Nel 2015, anno dell’Expo, Milano vinse l’Access City Award, riconoscimento assegnato dall’Unione Europea alle città che più si distinguono per l’impegno nel migliorare la propria accessibilità [se ne legga ampiamente anche sulle nostre pagine, N.d.R.]. Ebbene, sono passati un po’ di anni, ma, purtroppo, sembra proprio che la strada verso una piena accessibilità sia ancora lunga.

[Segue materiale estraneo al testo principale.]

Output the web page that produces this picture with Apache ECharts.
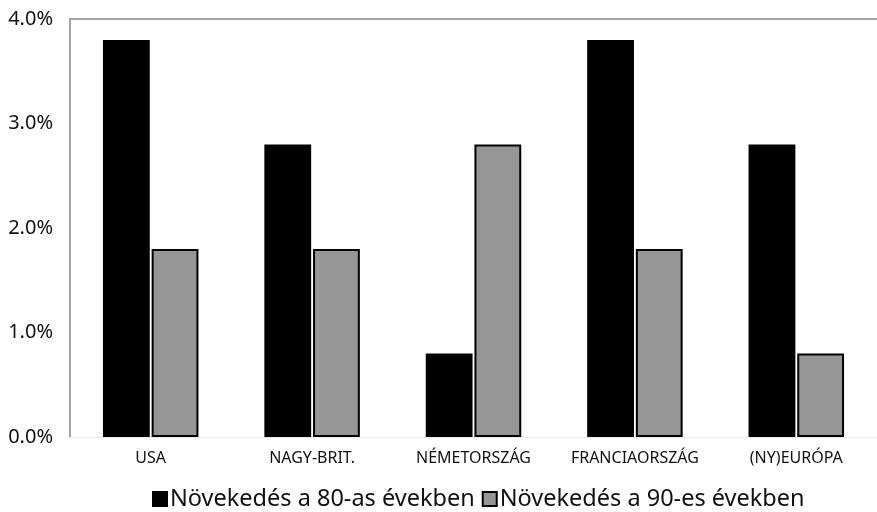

Nei giorni scorsi, infatti, è stato presentato il logo delle Olimpiadi e Paralimpiadi Invernali di MilanoCortina2026. Si chiama Futura e la forma di esso è stata ispirata alla possibilità di tracciare con un unico gesto del dito il numero “26”. Certamente una bella scelta dal punto di vista estetico e del design, ma c’è un grosso ma… La scelta di realizzare un’immagine e una scritta (“Milano Cortina 2026”) color grigio chiaro su sfondo bianco, a richiamare l’idea di un disegno tracciato sulla neve, rende purtroppo il logo inaccessibile alle persone ipovedenti le quali, a causa dello scarso contrasto tra testo e sfondo, non riescono a percepire i contorni del “26” e nemmeno la scritta “Milano Cortina 2026”, bensì solo l’iconica immagine con i cinque cerchi olimpici, simbolo dei Giochi (nell’immagine a corredo del presente testo, vi è una simulazione di come il logo possa essere percepito da molte persone ipovedenti).
Secondo l’Organizzazione Mondiale della Sanità, nel mondo ci sono circa 217 milioni di persone ipovedenti, che non riusciranno dunque a percepire correttamente l’immagine del logo scelto per questa edizione delle Olimpiadi Invernali.
Diversa è la questione per il logo delle Paralimpiadi, dove il “26” si trasforma e il grigio lascia spazio ai colori dell’aurora boreale.
Come riportato dal «Corriere della Sera», la gestazione del logo paralimpico «non è stata semplice», perché «le “sfumature” [sic] di bianco del logo “Futura” non erano percettibili alle persone ipovedenti». Purtroppo, la stessa attenzione non è stata posta alla scritta “Milano Cortina 2026”: di nuovo, infatti, la scelta di usare un testo grigio su fondo bianco la rende illeggibile alle persone ipovedenti.
Per l’ennesima volta, siamo di fronte ad un esempio di cattiva progettazione non rispettosa dei principi dell’Universal Design (“progettazione universale”), princìpi affermati dalla Convenzione ONU sui Diritti delle Persone con Disabilità e che prevedono la «progettazione di prodotti, strutture, programmi e servizi utilizzabili da tutte le persone, nella misura più estesa possibile, senza il bisogno di adattamenti o di progettazioni specializzate».
Ma c’è un’ulteriore domanda cui non riusciamo a darci una risposta: perché rendere accessibile solo il logo delle Paralimpiadi e non quello delle Olimpiadi? Che dietro a questa scelta ci sia un “pre-giudizio”, ovvero considerare l’accessibilità un tema che riguarda solo le persone con disabilità? E di conseguenza anche le Paralimpiadi un evento sportivo “di disabili” e “per i disabili”?
L’accessibilità, invece, è un tema che riguarda tutta la società nel suo complesso, perché una società che abbatte le barriere (fisiche e non solo) è migliore e più accogliente per tutti i suoi cittadini: quelli più fragili, quelli “temporaneamente fragili” e quelli che diventeranno fragili con il passare del tempo.